Parker has seen his school gain a freshman class while transferring hundreds of students to James Clemens. “Bob Jones still has 2,100 students. That’s 250 students less than last year,” Parker said.

Class breakdown shows 665 seniors, 550 juniors, 450 sophomores and 425 freshmen. “We’ll lose about 200 students next year and 100 the next,” Parker said. “For the future, 1,700 to 1,800 will be our number.”

Bob Jones halls and ‘infamous’ parking lot are less crowded. The cafeteria handles four lunch periods, each with 500 students.

“The only regret … I won’t be the principal of every kid that lives in Madison,” Parker said. “Selfishly, I miss not being the only principal.”

James Clemens’ opening has “doubled the opportunities for students. Having the new high school is very positive,” Parker said. Bob Jones classes retain the same student/teacher ratio. “We have fewer teachers but also fewer students.”

Bob Jones doesn’t have the benefit of “local units. We’re staffed exactly as the state staffs us. With the split, we have to continue to fight to offer every class we’ve always offered,” Parker said.

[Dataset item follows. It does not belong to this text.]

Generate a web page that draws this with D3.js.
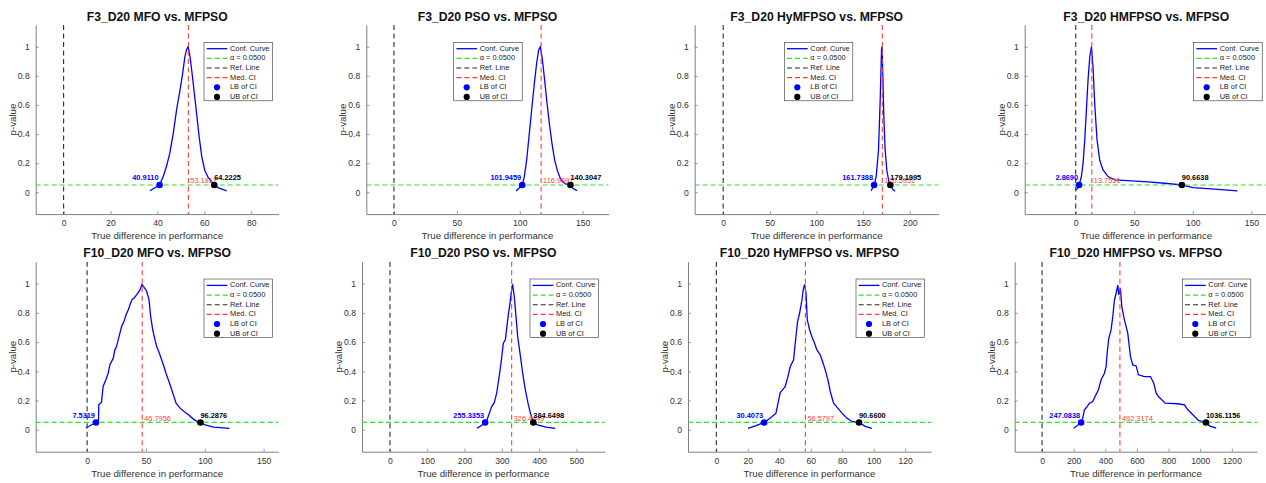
<!DOCTYPE html>
<html>
<head>
<meta charset="utf-8">
<script src="https://cdn.jsdelivr.net/npm/d3@7"></script>
<style>
  html, body { margin: 0; padding: 0; background: #fff; }
  svg { display: block; font-family: "Liberation Sans", Arial, Helvetica, sans-serif; }
</style>
</head>
<body>
<svg id="chart" width="1266" height="483"></svg>
<script>
// ---------------- DATA ----------------
const panelTitles = [
  "F3_D20 MFO vs. MFPSO", "F3_D20 PSO vs. MFPSO", "F3_D20 HyMFPSO vs. MFPSO", "F3_D20 HMFPSO vs. MFPSO",
  "F10_D20 MFO vs. MFPSO", "F10_D20 PSO vs. MFPSO", "F10_D20 HyMFPSO vs. MFPSO", "F10_D20 HMFPSO vs. MFPSO"
];
const alphaLevel = 0.05;
const refValue = 0;
const lbValues  = [40.9110, 101.9459, 161.7388, 2.8690, 7.5319, 255.3353, 30.4073, 247.0838];
const ubValues  = [64.2225, 140.3047, 179.1995, 90.6638, 96.2876, 384.6498, 90.6600, 1036.1156];
const medValues = [53.1817, 116.9591, 170.5951, 13.7551, 46.7956, 326.4449, 56.5797, 492.3174];
const lbLabels  = ["40.9110", "101.9459", "161.7388", "2.8690", "7.5319", "255.3353", "30.4073", "247.0838"];
const ubLabels  = ["64.2225", "140.3047", "179.1995", "90.6638", "96.2876", "384.6498", "90.6600", "1036.1156"];
const medLabels = ["53.1817", "116.9591", "170.5951", "13.7551", "46.7956", "326.4449", "56.5797", "492.3174"];

const xDomains = [[-11.9, 91.7], [-22, 170.7], [-30.5, 231], [-43.6, 164], [-43.7, 162.8], [-75, 576], [-18, 136.4], [-173, 1359]];
const yDomain = [-0.15, 1.15];
const xTicks = [
  [0, 20, 40, 60, 80], [0, 50, 100, 150], [0, 50, 100, 150, 200], [0, 50, 100, 150],
  [0, 50, 100, 150], [0, 100, 200, 300, 400, 500], [0, 20, 40, 60, 80, 100, 120], [0, 200, 400, 600, 800, 1000, 1200]
];
const yTicks = [0, 0.2, 0.4, 0.6, 0.8, 1];
const xAxisLabel = "True difference in performance";
const yAxisLabel = "p-value";
const legendLabels = ["Conf. Curve", "\u03b1 = 0.0500", "Ref. Line", "Med. CI", "LB of CI", "UB of CI"];

// confidence curves: true difference (x) and p-value (p)
const f3MfoX = [36.8, 40.9, 42.5, 43.9, 45.3, 46.7, 48.2, 49.6, 50.7, 51.7, 52.4, 53.1, 53.9, 54.6, 55.6, 56.7, 57.8, 58.9, 60.2, 61.7, 64.2, 66.1, 69.5];
const f3MfoP = [0.01, 0.05, 0.11, 0.18, 0.27, 0.40, 0.57, 0.70, 0.81, 0.93, 0.98, 1.0, 0.93, 0.84, 0.70, 0.54, 0.38, 0.245, 0.15, 0.10, 0.05, 0.03, 0.01];
const f3PsoX = [97.0, 100.2, 102.0, 103.6, 105.5, 107.6, 109.7, 111.6, 113.4, 115.0, 116.4, 117.7, 119.5, 121.4, 123.5, 125.6, 127.7, 130.1, 132.8, 136.2, 140.2, 142.1, 145.5];
const f3PsoP = [0.009, 0.034, 0.05, 0.108, 0.222, 0.405, 0.588, 0.748, 0.885, 0.977, 1.0, 0.931, 0.794, 0.634, 0.474, 0.336, 0.222, 0.142, 0.085, 0.057, 0.05, 0.027, 0.011];
const f3HyX = [158.6, 161.8, 164.0, 166.5, 168.3, 169.7, 170.3, 170.9, 172.2, 173.6, 175.4, 177.9, 179.2, 181.8, 184.3];
const f3HyP = [0.011, 0.05, 0.108, 0.291, 0.634, 0.977, 1.0, 0.86, 0.519, 0.291, 0.153, 0.062, 0.05, 0.02, 0.007];
const f3HmX = [0.6, 2.9, 4.8, 6.3, 7.7, 9.1, 10.5, 12.0, 13.4, 14.8, 16.2, 18.2, 20.5, 23.3, 27.6, 33.3, 47.5, 61.8, 76.0, 90.7, 100.2, 118.7, 138.1];
const f3HmP = [0.016, 0.05, 0.108, 0.20, 0.36, 0.565, 0.77, 0.93, 1.0, 0.86, 0.61, 0.36, 0.22, 0.153, 0.108, 0.085, 0.078, 0.071, 0.062, 0.05, 0.032, 0.021, 0.009];
const f10MfoX = [-1.1, 6.5, 8.0, 9.7, 9.9, 12.2, 13.6, 15.9, 17.9, 19.3, 22.2, 23.6, 25.0, 26.4, 27.8, 29.3, 31.3, 33.0, 34.9, 36.9, 38.4, 39.8, 42.0, 44.9, 46.6, 47.7, 50.6, 52.6, 54.0, 55.7, 57.7, 59.1, 61.4, 63.4, 65.3, 67.0, 69.0, 71.0, 73.3, 75.6, 79.0, 82.4, 86.1, 90.3, 95.2, 100.3, 107.4, 121.0];
const f10MfoP = [0.012, 0.046, 0.05, 0.068, 0.171, 0.189, 0.296, 0.342, 0.387, 0.444, 0.49, 0.547, 0.569, 0.615, 0.66, 0.706, 0.74, 0.786, 0.82, 0.866, 0.893, 0.9, 0.923, 0.957, 0.993, 0.982, 0.948, 0.89, 0.776, 0.686, 0.615, 0.57, 0.524, 0.478, 0.433, 0.387, 0.342, 0.296, 0.239, 0.182, 0.148, 0.125, 0.103, 0.073, 0.05, 0.034, 0.018, 0.009];
const f10PsoX = [233.5, 248.7, 255.3, 260.3, 266.5, 272.8, 280.0, 286.2, 291.6, 297.9, 304.1, 309.5, 315.7, 322.0, 327.4, 329.2, 333.6, 338.1, 342.6, 348.8, 356.0, 363.1, 370.3, 376.6, 382.8, 384.6, 396.2, 418.6, 443.6];
const f10PsoP = [0.011, 0.034, 0.05, 0.068, 0.114, 0.159, 0.187, 0.25, 0.342, 0.456, 0.592, 0.615, 0.752, 0.866, 0.98, 0.99, 0.91, 0.774, 0.638, 0.524, 0.387, 0.273, 0.182, 0.114, 0.068, 0.05, 0.034, 0.018, 0.009];
const f10HyX = [20.1, 24.8, 30.4, 34.3, 37.9, 39.2, 40.6, 42.1, 43.8, 45.5, 47.0, 49.1, 49.7, 50.6, 51.6, 52.9, 54.4, 55.2, 56.1, 57.0, 57.8, 59.3, 60.7, 62.4, 63.9, 66.0, 67.5, 69.2, 70.9, 72.4, 74.5, 77.2, 79.8, 82.9, 86.1, 89.3, 90.7, 94.6, 98.8];
const f10HyP = [0.009, 0.027, 0.05, 0.08, 0.114, 0.182, 0.255, 0.273, 0.296, 0.364, 0.433, 0.478, 0.547, 0.638, 0.74, 0.797, 0.888, 0.957, 0.995, 0.934, 0.752, 0.683, 0.638, 0.592, 0.547, 0.513, 0.467, 0.41, 0.342, 0.262, 0.182, 0.148, 0.114, 0.08, 0.057, 0.05, 0.05, 0.023, 0.009];
const f10HmX = [200.3, 229.9, 247.1, 257.3, 268.0, 284.7, 299.5, 320.6, 335.3, 356.4, 373.3, 394.4, 404.9, 411.3, 421.8, 436.5, 447.1, 457.6, 468.2, 478.7, 485.0, 495.6, 504.0, 520.9, 542.0, 558.9, 573.7, 594.7, 609.5, 647.4, 685.4, 706.5, 721.3, 736.0, 778.2, 858.4, 900.5, 921.6, 953.3, 989.1, 1036.1, 1058.6, 1100.8];
const f10HmP = [0.011, 0.034, 0.05, 0.08, 0.137, 0.159, 0.182, 0.193, 0.228, 0.273, 0.342, 0.387, 0.433, 0.524, 0.626, 0.683, 0.774, 0.888, 0.934, 0.99, 0.923, 0.968, 0.843, 0.752, 0.66, 0.501, 0.444, 0.437, 0.376, 0.364, 0.364, 0.319, 0.25, 0.228, 0.182, 0.178, 0.171, 0.137, 0.103, 0.064, 0.05, 0.027, 0.011];

const curveX = [f3MfoX, f3PsoX, f3HyX, f3HmX, f10MfoX, f10PsoX, f10HyX, f10HmX];
const curveP = [f3MfoP, f3PsoP, f3HyP, f3HmP, f10MfoP, f10PsoP, f10HyP, f10HmP];

// ---------------- LAYOUT ----------------
const boxes = [ // left, top, right, bottom
  [35.7, 24.9, 278.7, 214.1], [366.3, 24.9, 608.7, 214.1], [694.7, 24.9, 938.7, 214.1], [1024.7, 24.9, 1267.7, 214.1],
  [35.7, 261.7, 278.7, 451.7], [362, 261.7, 604.7, 451.7], [688, 261.7, 931, 451.7], [1014.7, 261.7, 1257, 451.7]
];
const legendPos = [[204, 42.3], [453.7, 42.3], [784.3, 42.3], [1193.7, 42.3], [204, 279], [530, 279], [856, 279], [1182.3, 279]];

const C = {
  blue: "#0000ff", green: "#2fe02f", ref: "#2a2a2a", red: "#ff3b3b", axis: "#808080", text: "#333333"
};

const svg = d3.select("#chart");
const defs = svg.append("defs");

panelTitles.forEach((title, i) => {
  const [L, T, R, B] = boxes[i];
  const x = d3.scaleLinear().domain(xDomains[i]).range([L, R]);
  const y = d3.scaleLinear().domain(yDomain).range([B, T]);
  const g = svg.append("g");

  defs.append("clipPath").attr("id", "clip" + i)
    .append("rect").attr("x", L).attr("y", T).attr("width", R - L).attr("height", B - T);

  // axes
  const xa = g.append("g").attr("transform", `translate(0,${B})`)
    .call(d3.axisBottom(x).tickValues(xTicks[i]).tickSize(-3).tickSizeOuter(0).tickPadding(6).tickFormat(d => String(d)));
  const ya = g.append("g").attr("transform", `translate(${L},0)`)
    .call(d3.axisLeft(y).tickValues(yTicks).tickSize(-3).tickSizeOuter(0).tickPadding(6).tickFormat(d => String(d)));
  [xa, ya].forEach(a => {
    a.select(".domain").attr("stroke", C.axis).attr("stroke-width", 1);
    a.selectAll(".tick line").attr("stroke", C.axis).attr("stroke-width", 0.8);
    a.selectAll(".tick text").attr("fill", C.text).attr("font-size", "8.6px")
      .attr("font-family", "'Liberation Sans', Arial, sans-serif");
  });

  // title & axis labels
  g.append("text").attr("x", (L + R) / 2).attr("y", T - 7.5).attr("text-anchor", "middle")
    .attr("dominant-baseline", "middle").attr("font-size", "12.2px").attr("font-weight", "bold")
    .attr("fill", "#111").text(title);
  g.append("text").attr("x", (L + R) / 2).attr("y", B + 22.3).attr("text-anchor", "middle")
    .attr("dominant-baseline", "middle").attr("font-size", "9.7px").attr("fill", C.text).text(xAxisLabel);
  g.append("text").attr("transform", `translate(${L - 22.5},${(T + B) / 2}) rotate(-90)`)
    .attr("text-anchor", "middle").attr("dominant-baseline", "middle")
    .attr("font-size", "9.7px").attr("fill", C.text).text(yAxisLabel);

  // plot content
  const pg = g.append("g").attr("clip-path", `url(#clip${i})`);
  const pts = curveX[i].map((v, k) => [v, curveP[i][k]]);
  pg.append("path").datum(pts)
    .attr("d", d3.line().x(d => x(d[0])).y(d => y(d[1])))
    .attr("fill", "none").attr("stroke", C.blue).attr("stroke-width", 1.3);
  pg.append("line").attr("x1", L).attr("x2", R).attr("y1", y(alphaLevel)).attr("y2", y(alphaLevel))
    .attr("stroke", C.green).attr("stroke-width", 1.2).attr("stroke-dasharray", "5,3");
  pg.append("line").attr("x1", x(refValue)).attr("x2", x(refValue)).attr("y1", T).attr("y2", B)
    .attr("stroke", C.ref).attr("stroke-width", 1.1).attr("stroke-dasharray", "5,3.5");
  pg.append("line").attr("x1", x(medValues[i])).attr("x2", x(medValues[i])).attr("y1", T).attr("y2", B)
    .attr("stroke", C.red).attr("stroke-width", 1.1).attr("stroke-dasharray", "5,3.5");

  // median label
  pg.append("text").attr("x", x(medValues[i]) + 2).attr("y", y(alphaLevel) - 1.6)
    .attr("font-size", "7.4px").attr("fill", C.red).text(medLabels[i]);

  // markers
  pg.append("circle").attr("cx", x(lbValues[i])).attr("cy", y(alphaLevel)).attr("r", 3.3).attr("fill", C.blue);
  pg.append("circle").attr("cx", x(ubValues[i])).attr("cy", y(alphaLevel)).attr("r", 3.3).attr("fill", "#000");

  pg.append("text").attr("x", x(lbValues[i]) - 1).attr("y", y(alphaLevel) - 4.6).attr("text-anchor", "end")
    .attr("font-size", "7.4px").attr("font-weight", "bold").attr("fill", C.blue).text(lbLabels[i]);
  pg.append("text").attr("x", x(ubValues[i])).attr("y", y(alphaLevel) - 4.6)
    .attr("font-size", "7.4px").attr("font-weight", "bold").attr("fill", "#000").text(ubLabels[i]);

  // legend
  const [lx, ly] = legendPos[i];
  const lg = g.append("g").attr("transform", `translate(${lx},${ly})`);
  lg.append("rect").attr("width", 68.5).attr("height", 58.5).attr("fill", "#fff")
    .attr("stroke", "#333").attr("stroke-width", 0.6);
  const styles = [
    { type: "line", color: C.blue, dash: null, w: 1.3 },
    { type: "line", color: C.green, dash: "5,3", w: 1.2 },
    { type: "line", color: C.ref, dash: "5,3", w: 1.1 },
    { type: "line", color: C.red, dash: "5,3", w: 1.1 },
    { type: "dot", color: C.blue },
    { type: "dot", color: "#000" }
  ];
  legendLabels.forEach((lab, k) => {
    const ry = 6.4 + k * 9.65;
    const s = styles[k];
    if (s.type === "line") {
      lg.append("line").attr("x1", 2.7).attr("x2", 23.4).attr("y1", ry).attr("y2", ry)
        .attr("stroke", s.color).attr("stroke-width", s.w).attr("stroke-dasharray", s.dash);
    } else {
      lg.append("circle").attr("cx", 13).attr("cy", ry).attr("r", 3.1).attr("fill", s.color);
    }
    lg.append("text").attr("x", 26).attr("y", ry).attr("dominant-baseline", "middle")
      .attr("font-size", "7.4px").attr("fill", "#222").text(lab);
  });
});
</script>
</body>
</html>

That commitment requires an efficient schedule with filled-to-capacity classes, largely credited to assistant principal Dr. Julie Finley, counselors and registrar.

Seniors at Bob Jones had the option to remain for graduation this year. Parker wasn’t surprised that most seniors stayed. “No arrogance … they’ve grown up as Bob Jones Patriots.”

“As principal of only one school, we drove the train. We were on our own. Now, there are repercussions about everything, from scheduling football games to prom,” Parker said.

“We couldn’t have had a better choice at James Clemens than Dr. Brian Clayton,” Parker said. They’re friends and rib each other constantly. “Anyone who has known me for 25 years (in education), it’s a job, but I have a good time with my colleagues.”